Erano all’incirca le 8:45 del 21 settembre 1990 ed il giudice Rosario Livatino, alla guida della sua Ford Fiesta amaranto, stava percorrendo la strada statale 640 Caltanissetta-Agrigento, che lo avrebbe portato al Tribunale di Agrigento, quando, con un infame agguato, venne trucidato a colpi di arma da fuoco per mano di quattro killer appartenenti alla “stidda agrigentina”, un’organizzazione mafiosa che, a quel tempo, era in competizione con “Cosa Nostra”.
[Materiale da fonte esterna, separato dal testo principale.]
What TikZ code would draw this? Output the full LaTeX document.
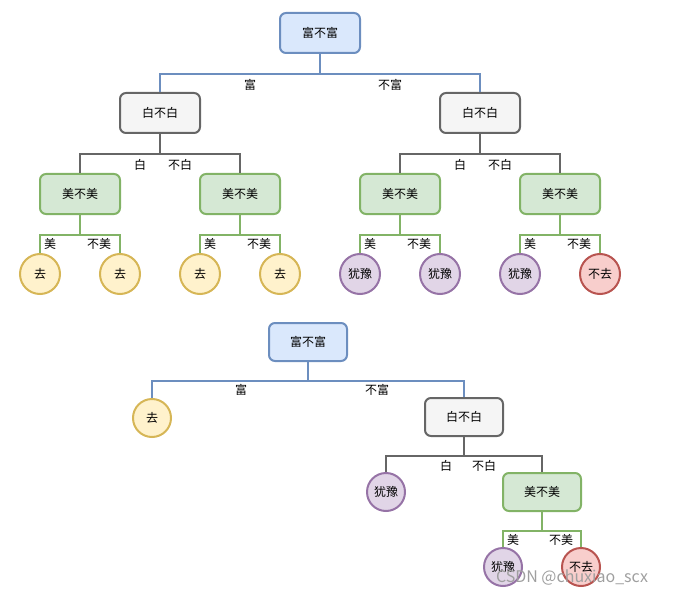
\documentclass[tikz,border=0pt]{standalone}
\usepackage{fontspec}
\setmainfont{Noto Sans CJK SC}
\definecolor{bF}{HTML}{DAE8FC}\definecolor{bS}{HTML}{6C8EBF}
\definecolor{gF}{HTML}{F5F5F5}\definecolor{gS}{HTML}{666666}
\definecolor{nF}{HTML}{D5E8D4}\definecolor{nS}{HTML}{82B366}
\definecolor{yF}{HTML}{FFF2CC}\definecolor{yS}{HTML}{D6B656}
\definecolor{pF}{HTML}{E1D5E7}\definecolor{pS}{HTML}{9673A6}
\definecolor{rF}{HTML}{F8CECC}\definecolor{rS}{HTML}{B85450}
\begin{document}
\begin{tikzpicture}[x=1pt,y=-1pt,font=\fontsize{12}{14}\selectfont,
 box/.style={draw,rounded corners=6pt,line width=2pt,minimum width=80pt,minimum height=40pt,inner sep=0pt},
 sbox/.style={box,minimum width=78pt,minimum height=38pt},
 blue/.style={box,fill=bF,draw=bS}, gray/.style={box,fill=gF,draw=gS}, green/.style={box,fill=nF,draw=nS},
 leaf/.style={circle,line width=2pt,minimum size=40pt,inner sep=0pt},
 sleaf/.style={leaf,minimum size=38pt},
 yel/.style={fill=yF,draw=yS}, pur/.style={fill=pF,draw=pS}, red/.style={fill=rF,draw=rS},
 lab/.style={inner sep=0pt},
 wire/.style={line width=2pt},
 conn/.style={to path={(\tikztostart.south) -- ++(0,#1) -| (\tikztotarget.north)}}]
\useasboundingbox (0,0) rectangle (674,596);
% top tree
\node[blue] (r) at (320,33) {富不富};
\node[gray] (a) at (160,113) {白不白};
\node[gray] (b) at (480,113) {白不白};
\node[green] (a1) at (80,194) {美不美};
\node[green] (a2) at (240,194) {美不美};
\node[green] (b1) at (400,194) {美不美};
\node[green] (b2) at (560,194) {美不美};
\node[leaf,yel] (l1) at (40,274) {去};
\node[leaf,yel] (l2) at (120,274) {去};
\node[leaf,yel] (l3) at (200,274) {去};
\node[leaf,yel] (l4) at (280,274) {去};
\node[leaf,pur] (l5) at (360,274) {犹豫};
\node[leaf,pur] (l6) at (440,274) {犹豫};
\node[leaf,pur] (l7) at (520,274) {犹豫};
\node[leaf,red] (l8) at (600,274) {不去};
\draw[wire,draw=bS] (r) to[conn=20] (a) (r) to[conn=20] (b);
\draw[wire,draw=gS] (a) to[conn=20] (a1) (a) to[conn=20] (a2) (b) to[conn=20] (b1) (b) to[conn=20] (b2);
\draw[wire,draw=nS] (a1) to[conn=20] (l1) (a1) to[conn=20] (l2) (a2) to[conn=20] (l3) (a2) to[conn=20] (l4)
 (b1) to[conn=20] (l5) (b1) to[conn=20] (l6) (b2) to[conn=20] (l7) (b2) to[conn=20] (l8);
\node[lab] (t1) at (250,85) {富}; \node[lab] (t2) at (390,85) {不富};
\foreach \x/\n in {140/a,460/b}{\node[lab] (w\n) at (\x,165) {白}; \node[lab] (nw\n) at (\x+40,165) {不白};}
\foreach \x/\n in {50/1,210/2,370/3,530/4}{\node[lab] (m\n) at (\x,244) {美}; \node[lab] (nm\n) at (\x+49,244) {不美};}
% bottom tree
\node[blue,sbox] (R) at (308,342) {富不富};
\node[sleaf,yel] (Q) at (152,418) {去};
\node[gray,sbox] (B) at (464,417) {白不白};
\node[sleaf,pur] (Y) at (386,492) {犹豫};
\node[green,sbox] (G) at (542,492) {美不美};
\node[sleaf,pur] (Y2) at (503,567) {犹豫};
\node[sleaf,red] (N2) at (581,567) {不去};
\draw[wire,draw=bS] (R) to[conn=19] (Q) (R) to[conn=19] (B);
\draw[wire,draw=gS] (B) to[conn=19] (Y) (B) to[conn=19] (G);
\draw[wire,draw=nS] (G) to[conn=19] (Y2) (G) to[conn=19] (N2);
\node[lab] (T1) at (241,390) {富}; \node[lab] (T2) at (377,390) {不富};
\node[lab] (T3) at (446,466) {白}; \node[lab] (T4) at (484,466) {不白};
\node[lab] (T5) at (513,540) {美}; \node[lab] (T6) at (561,540) {不美};
\node[lab,text=gray!75,font=\fontsize{16}{18}\selectfont] (wm) at (572,578) {CSDN @chuxiao\_scx};
\end{tikzpicture}
\end{document}
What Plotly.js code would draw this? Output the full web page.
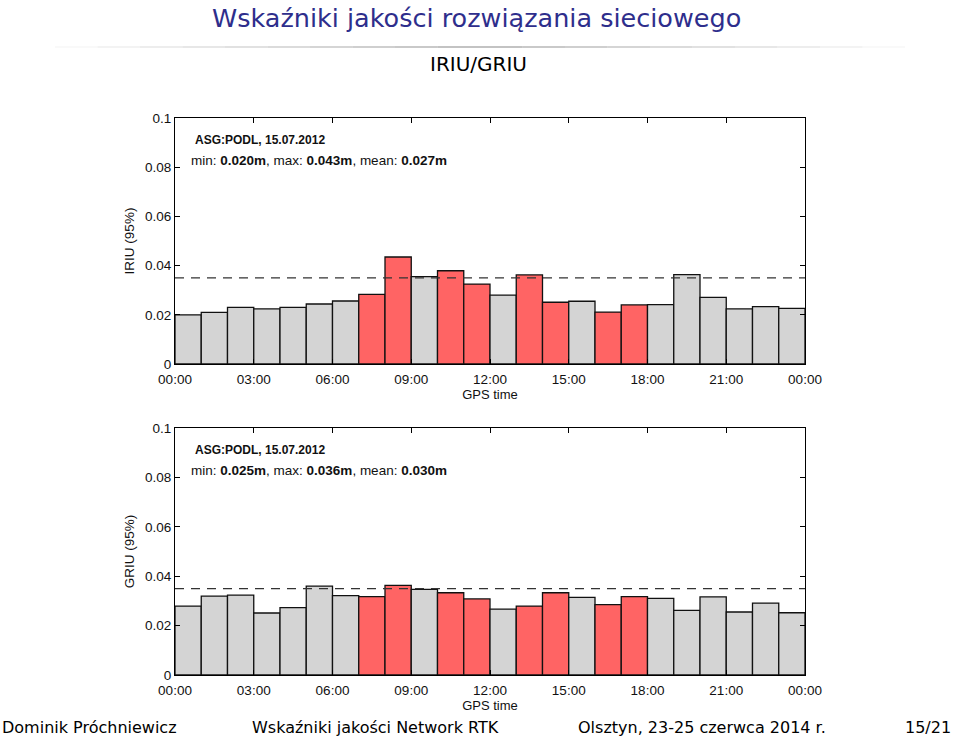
<!DOCTYPE html>
<html><head><meta charset="utf-8">
<script src="https://cdn.plot.ly/plotly-3.0.1.min.js"></script>
<style>html,body{margin:0;padding:0;background:#fff;}#chart{width:960px;height:743px;}</style>
</head><body><div id="chart"></div>
<script>
// ---- data ----
const hourCenters = [0.5,1.5,2.5,3.5,4.5,5.5,6.5,7.5,8.5,9.5,10.5,11.5,12.5,13.5,14.5,15.5,16.5,17.5,18.5,19.5,20.5,21.5,22.5,23.5];
const iriuValues = [0.0200,0.0210,0.0230,0.0224,0.0230,0.0244,0.0256,0.0283,0.0435,0.0355,0.0379,0.0325,0.0280,0.0362,0.0251,0.0255,0.0211,0.0240,0.0241,0.0363,0.0271,0.0224,0.0233,0.0226];
const griuValues = [0.0279,0.0319,0.0323,0.0251,0.0273,0.0360,0.0321,0.0317,0.0363,0.0347,0.0333,0.0308,0.0267,0.0279,0.0333,0.0314,0.0285,0.0317,0.0310,0.0262,0.0316,0.0255,0.0291,0.0252];
const highlighted = [0,0,0,0,0,0,0,1,1,0,1,1,0,1,1,0,1,1,0,0,0,0,0,0];
const threshold = [0.035, 0.035];
const thresholdX = [0, 24];
const xTickVals = [0,3,6,9,12,15,18,21,24];
const xTickText = ['00:00','03:00','06:00','09:00','12:00','15:00','18:00','21:00','00:00'];
const yTickVals = [0,0.02,0.04,0.06,0.08,0.1];
const yTickText = ['0','0.02','0.04','0.06','0.08','0.1'];
const iriuStats = {station:'ASG:PODL, 15.07.2012', min:'0.020m', max:'0.043m', mean:'0.027m'};
const griuStats = {station:'ASG:PODL, 15.07.2012', min:'0.025m', max:'0.036m', mean:'0.030m'};

const RED = '#ff6464', GRAY = '#d4d4d4';
const colors = highlighted.map(h => h ? RED : GRAY);
const FONT = 'Liberation Sans, Arial, sans-serif';

function bars(vals, xa, ya){
  return {type:'bar', x:hourCenters, y:vals, width:1, xaxis:xa, yaxis:ya,
    marker:{color:colors, line:{color:'#111', width:1.3}}, showlegend:false, hoverinfo:'skip'};
}
function dash(xa, ya){
  return {type:'scatter', mode:'lines', x:thresholdX, y:threshold, xaxis:xa, yaxis:ya,
    line:{color:'#333', width:1.3, dash:'9px,7px'}, showlegend:false, hoverinfo:'skip'};
}
function xax(anchor, dom){
  return {domain:dom, anchor:anchor, range:[0,24], tickvals:xTickVals, ticktext:xTickText,
    ticks:'inside', ticklen:5, tickcolor:'#000', showline:true, linecolor:'#000', linewidth:1,
    mirror:'ticks', showgrid:false, zeroline:false, tickfont:{family:FONT,size:13.5,color:'#111'},
    ticklabelstandoff:3,
    title:{text:'GPS time', font:{family:FONT,size:13,color:'#111'}, standoff:2}};
}
function yax(anchor, dom, title){
  return {domain:dom, anchor:anchor, range:[0,0.1], tickvals:yTickVals, ticktext:yTickText,
    ticks:'inside', ticklen:5, tickcolor:'#000', showline:true, linecolor:'#000', linewidth:1,
    mirror:'ticks', showgrid:false, zeroline:false, tickfont:{family:FONT,size:13.5,color:'#111'},
    title:{text:title, font:{family:FONT,size:13.5,color:'#111'}, standoff:7}};
}
function statsAnn(s, xa, ya, yTop){
  return [
    {xref:xa+' domain', yref:ya+' domain', x:0.028, y:yTop, xanchor:'left', yanchor:'middle', showarrow:false,
     text:'<b>'+s.station+'</b>', font:{family:FONT,size:12,color:'#111'}},
    {xref:xa+' domain', yref:ya+' domain', x:0.022, y:yTop-0.083, xanchor:'left', yanchor:'middle', showarrow:false,
     text:'min: <b>'+s.min+'</b>, max: <b>'+s.max+'</b>, mean: <b>'+s.mean+'</b>', font:{family:FONT,size:13.5,color:'#111'}}
  ];
}

const xd = [175/960, 805/960];
const yTopDom = [1-364/743, 1-118/743];
const yBotDom = [1-675/743, 1-428/743];

const data = [bars(iriuValues,'x','y'), dash('x','y'), bars(griuValues,'x2','y2'), dash('x2','y2')];

// faded separator line under the slide title
const sepShapes = [];
const nSeg = 20, sx0 = 55/960, sx1 = 905/960, sy = 1-47/743;
for (let i = 0; i < nSeg; i++) {
  const t = (i + 0.5) / nSeg;
  const k = 1 - Math.abs(t - 0.5) * 2;
  const g = Math.round(250 - k * 120);
  sepShapes.push({type:'line', xref:'paper', yref:'paper',
    x0: sx0 + (sx1 - sx0) * i / nSeg, x1: sx0 + (sx1 - sx0) * (i + 1) / nSeg, y0: sy, y1: sy,
    line:{color:'rgb('+g+','+g+','+g+')', width:1.2}});
}

const TF = '"DejaVu Sans", "Open Sans", sans-serif';
const FS = 16;
const layout = {
  width:960, height:743, margin:{l:0,r:0,t:0,b:0}, paper_bgcolor:'#fff', plot_bgcolor:'#fff',
  bargap:0,
  xaxis: xax('y', xd), yaxis: yax('x', yTopDom, 'IRIU (95%)'),
  xaxis2: xax('y2', xd), yaxis2: yax('x2', yBotDom, 'GRIU (95%)'),
  shapes: sepShapes,
  annotations: [
    {xref:'paper', yref:'paper', x:476/960, y:1-18/743, xanchor:'center', yanchor:'middle', showarrow:false,
     text:'Wskaźniki jakości rozwiązania sieciowego', font:{family:TF, size:25.5, color:'#2e2e8c'}},
    {xref:'paper', yref:'paper', x:478/960, y:1-64/743, xanchor:'center', yanchor:'middle', showarrow:false,
     text:'IRIU/GRIU', font:{family:TF, size:20, color:'#000'}},
    {xref:'paper', yref:'paper', x:0.0, y:1-727/743, xanchor:'left', yanchor:'middle', showarrow:false,
     text:'Dominik Próchniewicz', font:{family:TF, size:FS, color:'#000'}},
    {xref:'paper', yref:'paper', x:375/960, y:1-727/743, xanchor:'center', yanchor:'middle', showarrow:false,
     text:'Wskaźniki jakości Network RTK', font:{family:TF, size:FS, color:'#000'}},
    {xref:'paper', yref:'paper', x:702/960, y:1-727/743, xanchor:'center', yanchor:'middle', showarrow:false,
     text:'Olsztyn, 23-25 czerwca 2014 r.', font:{family:TF, size:FS, color:'#000'}},
    {xref:'paper', yref:'paper', x:953/960, y:1-727/743, xanchor:'right', yanchor:'middle', showarrow:false,
     text:'15/21', font:{family:TF, size:FS, color:'#000'}}
  ].concat(statsAnn(iriuStats,'x','y',0.91)).concat(statsAnn(griuStats,'x2','y2',0.91))
};
Plotly.newPlot('chart', data, layout, {staticPlot:true, displayModeBar:false});
</script></body></html>
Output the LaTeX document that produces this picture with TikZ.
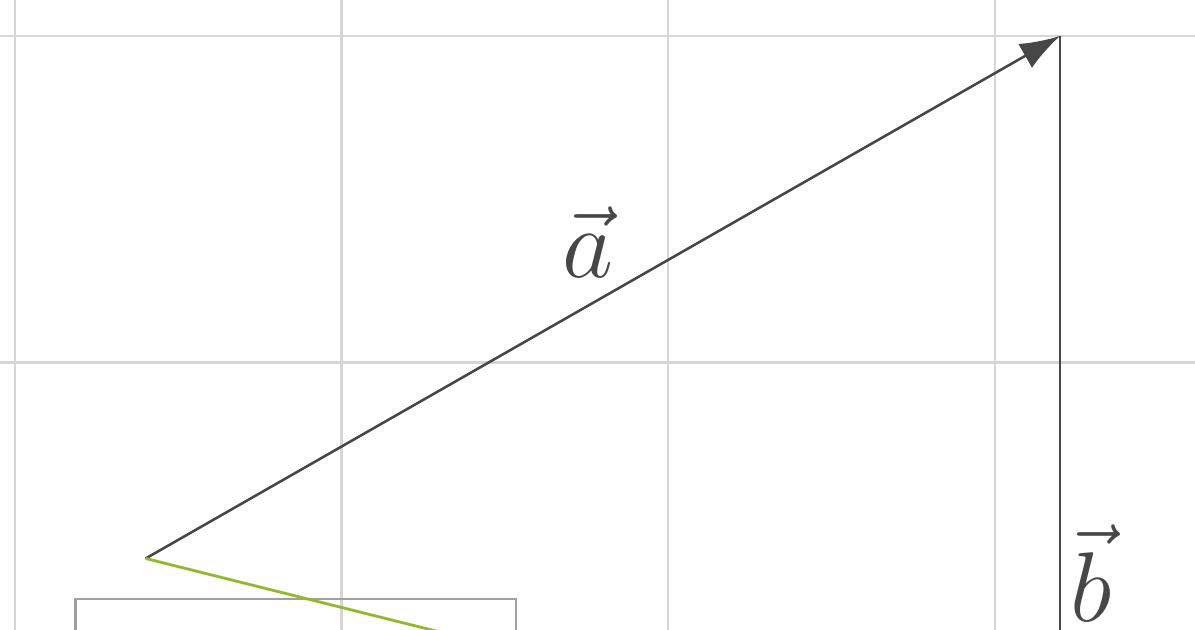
\documentclass[tikz,border=0pt]{standalone}
\usepackage{amsmath, amssymb}
\usepackage{tikz}
\usetikzlibrary{positioning, arrows.meta}

\definecolor{vecgray}{HTML}{474747}
\definecolor{gridgray}{HTML}{D6D6D6}
\definecolor{boxgray}{HTML}{A0A0A0}
\definecolor{sumgreen}{HTML}{94BA2C}

\begin{document}
\begin{tikzpicture}[
    gridline/.style={gridgray, line width=0.4pt},
    vector/.style={vecgray, line width=0.45pt, -{Latex[length=7pt, width=4.8pt]}},
    boxline/.style={boxgray, line width=0.4pt},
    greenline/.style={sumgreen, line width=0.5pt},
    veclabel/.style={vecgray, font=\fontsize{16}{19}\selectfont, inner sep=0pt}
  ]
    \useasboundingbox (-0.092,0.367) rectangle (7.226,4.22);

    % Draw grid
    \foreach \x in {0,2,4,6} {
      \draw[gridline] (\x,-0.5) -- (\x,4.5);
    }
    \foreach \y in {2,4} {
      \draw[gridline] (-0.5,\y) -- (7.5,\y);
    }

    % Points
    \coordinate (O) at (0.8,0.8);
    \coordinate (A) at (6.4,4);
    \coordinate (B) at (6.4,-1.2);
    \coordinate (C) at (3.2,0.2);

    % Draw box
    \draw[boxline] (0.37,-1) rectangle (3.07,0.55);

    % Draw vectors
    \draw[vector] (O) -- (A);
    \draw[vector] (A) -- (B);
    \draw[greenline] (O) -- (C);

    % Labels
    \node[veclabel] (la) at (3.51,2.74) {$\vec{a}$};
    \node[veclabel] (lb) at (6.59,0.71) {$\vec{b}$};
  \end{tikzpicture}
\end{document}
Quest’anno ricorre il 34° anniversario della morte del “Giudice ragazzino”, titolo del libro di Nando dalla Chiesa, scritto in risposta alla poco lusinghiera definizione con cui l’allora Presidente della Repubblica, Francesco Cossiga, aveva chiamato i “giudici ragazzini”, quei giovani magistrati ai quali il Consiglio superiore della Magistratura affidava indagini troppo complesse per chi non aveva ancora maturato la necessaria esperienza per ricoprire quel ruolo.

La storia del giudice Livatino, prima ancora di essere quella di un brillante magistrato, è la storia di un uomo che, nel corso della sua seppur breve ma intensa vita, aveva compiuto un significativo e profondo cammino di fede. Era sempre lo stesso giudice che, ogni mattina, prima di entrare in tribunale, si recava nella Chiesa di San Giuseppe per raccogliersi in preghiera.

Soltanto dopo la sua morte, il sacerdote di quella stessa chiesa sarà in grado di riconoscere quel giovane che, sempre in disparte e in silenzio, occupava le ultime file della chiesa.

Rosario Angelo Livatino è stato un brillante magistrato, ma ancor prima è stato un figlio premuroso e amorevole, poi un compagno di scuola sempre disponibile ed infine un giovane uomo che, ispirato da un ideale altissimo di giustizia, diventa consapevole di poter sacrificare perfino la propria vita per esso.

Nel corso delle sue giornate, il giudice era solito annotare nel suo diario alcuni pensieri, alla cui chiusura scriveva sempre una misteriosa sigla: “STD”. Inizialmente, sembra difficile interpretarne il significato, ma si scopre poi che è l’acronimo della frase “Sub Tutela Dei”. La stessa sigla si trova anche alla fine della sua tesi di laurea in Giurisprudenza.

Il 9 maggio 2021, il “giudice ragazzino” viene proclamato beato nella Chiesa di San Gerlando ad Agrigento dal cardinale Marcello Semeraro, prefetto della Congregazione delle Cause dei Santi.

Degne di nota sono due conferenze che il giudice aveva tenuto a Canicattì: “Il ruolo del giudice nella società che cambia” (1984) e “Fede e diritto” (1986). In entrambe emerge un’approfondita conoscenza in ambito teologico, che gli permette di affrontare delicati argomenti come l’eutanasia, la fecondazione eterologa e l’obiezione di coscienza.

L’esempio di questo “martire della giustizia e, indirettamente, della fede”, come lo definì San Giovanni Paolo II, rimane un monito e uno straordinario punto di riferimento per coloro che mirano a vivere l’impegno quotidiano con uno sguardo rivolto a una meta più alta. D’altronde, come lui stesso ci ricorda:
«Alla fine della vita non ci sarà chiesto se siamo stati credenti, ma credibili».